What's your point? You seem to fail to understand that life matters. What is going on in international waters isn't war. It's policing and there are laws and regulations covering how these matters are handled.
We can agree that not everything legal is moral and that not everything moral is legal.
What we're talking about here is not the sanctity of life, but the legality of homicide. Sometimes homicide is legal, and historically the courts have given extremely wide latitude to the President to decide when it's legal for the president to use the military for homicide...particularly outside the boundaries of the US.
To be frank, in international waters a nation can essentially do whatever it's capacity of global violence and trade allows.
“The War Department categorically denies that any Pentagon lawyers, including SOUTHCOM lawyers, with knowledge of these operations have raised concerns to any attorneys in the chain of command regarding the legality of the strikes conducted thus far because they are aware we are on firm legal ground,” Parnell said.
Whatever Colonel Meagher had to say, he didn't put it on the record. As a colonel, he's over 20 years...he can retire with an extremely comfortable retirement pay, a very soft sword to fall upon.
If an isn't illegal, why would there be a court marshal? No, an action is believed to be illegal before a court marshal and the court judges if the person is guilty of breaking as law or regulation.
The court-martial is to determine if the circumstances make it illegal. In most courts-martial, the issue not whether the defendant committed an act (that's why the conviction rate for courts-martial is in the 90% range). The issue is whether there were mitigating circumstances.
For instance, if a soldier refuses to obey what he believes is an illegal order, the first action of the court would be to place into record that the defendant did, indeed, violate UCMJ articles 90, 91, and/or 92 (refusal to obey an order or regulation from a person authorized to issue it).
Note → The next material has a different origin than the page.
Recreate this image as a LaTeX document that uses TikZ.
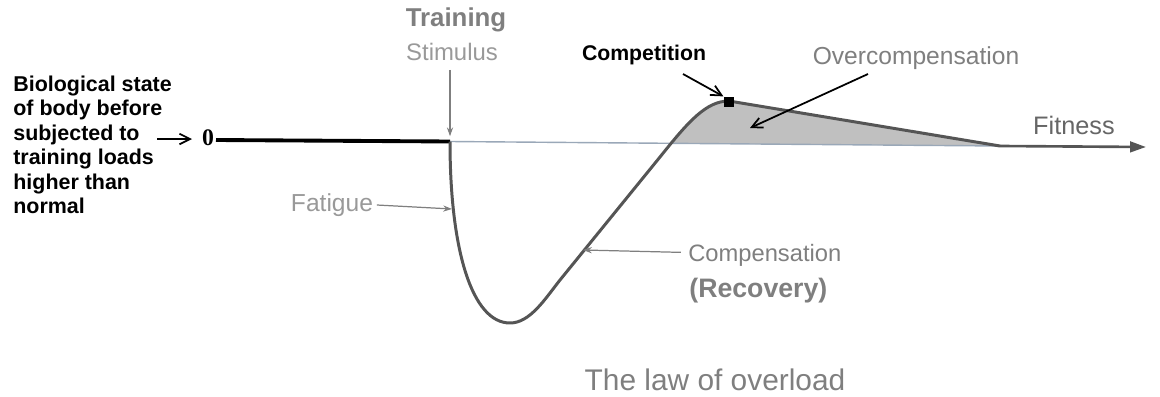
\documentclass[tikz,border=0pt]{standalone}
\usepackage{fontspec}
\setmainfont{Liberation Sans}
\newfontfamily\serifbold{Liberation Serif}
\usetikzlibrary{arrows.meta}
\definecolor{curvegray}{HTML}{555555}
\definecolor{fillgray}{HTML}{C0C0C0}
\definecolor{labgray}{HTML}{7F7F7F}
\definecolor{lightgray}{HTML}{999999}
\definecolor{axisblue}{HTML}{9AA8B8}
\tikzset{
  lbl/.style={inner sep=0pt},
  graylbl/.style={lbl,text=labgray},
  thinptr/.style={draw=labgray,line width=0.7pt,-{Stealth[length=5pt,width=3.5pt]}},
  blkptr/.style={draw=black,line width=1pt,-{Straight Barb[length=6pt,width=6pt]}},
  curvestyle/.style={draw=curvegray,line width=1.7pt,line join=round},
}
\begin{document}
\begin{tikzpicture}[x=0.02cm,y=-0.02cm]
\useasboundingbox (0,0) rectangle (1160,396);
% key coordinates
\coordinate (o) at (216,140);
\coordinate (s) at (450,141.5);
\coordinate (bot) at (510,323);
\coordinate (peak) at (729,101);
\coordinate (e) at (1000,146);
\coordinate (axend) at (1146,147);
% overcompensation fill
\begin{scope}
  \clip (s) -- (e) -- (1000,0) -- (450,0) -- cycle;
  \fill[fillgray] (560,280) -- (660,157) .. controls (688,122) and (706,101) .. (peak) -- (e) -- cycle;
\end{scope}
% axis
\draw[axisblue,line width=0.8pt] (s) -- (e);
\draw[curvegray,line width=1.5pt,-{Triangle[length=9pt,width=6pt]}] (e) -- (axend);
\draw[black,line width=2.2pt] (o) -- (s);
% curve
\draw[curvestyle] (s) .. controls (450,250) and (472,323) .. (bot)
  .. controls (530,323) and (545,299) .. (560,280) -- (660,157)
  .. controls (688,122) and (706,101) .. (peak) -- (e);
% competition marker
\node[fill=black,minimum size=6pt,inner sep=0pt] (comppt) at (729,102) {};
% left text
\node[lbl,anchor=north west,align=left,font=\bfseries\fontsize{12.2}{13.95}\selectfont] (bio) at (13,75.5)
  {Biological state\\of body before\\subjected to\\training loads\\higher than\\normal};
\node[lbl,font=\serifbold\bfseries\fontsize{13.5}{15}\selectfont] (zero) at (208,138) {0};
\coordinate (bioarr1) at (157,139);
\coordinate (bioarr2) at (192,139);
\draw[blkptr] (bioarr1) -- (bioarr2);
% training stimulus
\node[graylbl,font=\bfseries\fontsize{14.7}{17}\selectfont] (train) at (456,20) {Training};
\node[lbl,text=lightgray,font=\fontsize{13.6}{16}\selectfont] (stim) at (452,52) {Stimulus};
\draw[thinptr] ([yshift=-5pt]stim.south -| s) -- ([yshift=3pt]s);
% fatigue
\node[lbl,text=lightgray,font=\fontsize{14}{17}\selectfont] (fat) at (332,205) {Fatigue};
\coordinate (fatpt) at (452,209);
\draw[thinptr] ([xshift=2pt]fat.east) -- (fatpt);
% compensation
\node[graylbl,anchor=west,font=\fontsize{13.5}{15}\selectfont] (comp) at (688,255) {Compensation};
\node[graylbl,anchor=west,font=\bfseries\fontsize{15.2}{17}\selectfont] (rec) at (689,291) {(Recovery)};
\coordinate (comppt2) at (583,250);
\draw[thinptr] ([xshift=-4pt,yshift=1.5pt]comp.west) -- (comppt2);
% competition
\node[lbl,font=\bfseries\fontsize{12.1}{14}\selectfont] (compet) at (644,55) {Competition};
\coordinate (competstart) at (683,74);
\draw[blkptr] (competstart) -- (comppt.north west);
% overcompensation
\node[graylbl,font=\fontsize{14}{17}\selectfont] (over) at (916,58) {Overcompensation};
\coordinate (overstart) at (868,74);
\coordinate (overend) at (750,128);
\draw[blkptr] (overstart) -- (overend);
% fitness
\node[lbl,text=curvegray!90,font=\fontsize{14.4}{17}\selectfont] (fit) at (1074,125) {Fitness};
% title
\node[graylbl,font=\fontsize{17}{20}\selectfont] (law) at (715,380) {The law of overload};
\end{tikzpicture}
\end{document}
Finding the defendant guilty of that charge, the court will then determine whether there was an acceptable mitigating circumstance for that refusal.
You don't have the ability to interpret the Constitution, according to your posts.
I'm just repeating the interpretation of the Court when
ex post facto laws have come before it in the past.
These Congresscritters issued a statement that I fear will make many young troops think they have the authority to interpret the Constitution. They do not. The military does not have constitutional authority to interpret the Constitution. This statement is very likely to get a lot of troops in serious trouble. A Bad Conduct Discharge with federal felony prison time is highly likely, and that will dog a person for life.
People expect the military to be the cavalry that saves them from the result of their poor voting decisions over the last 20 years. The military does not have the power to do that. The nation voted for this plate of green wienies, and the nation is going to have to eat it.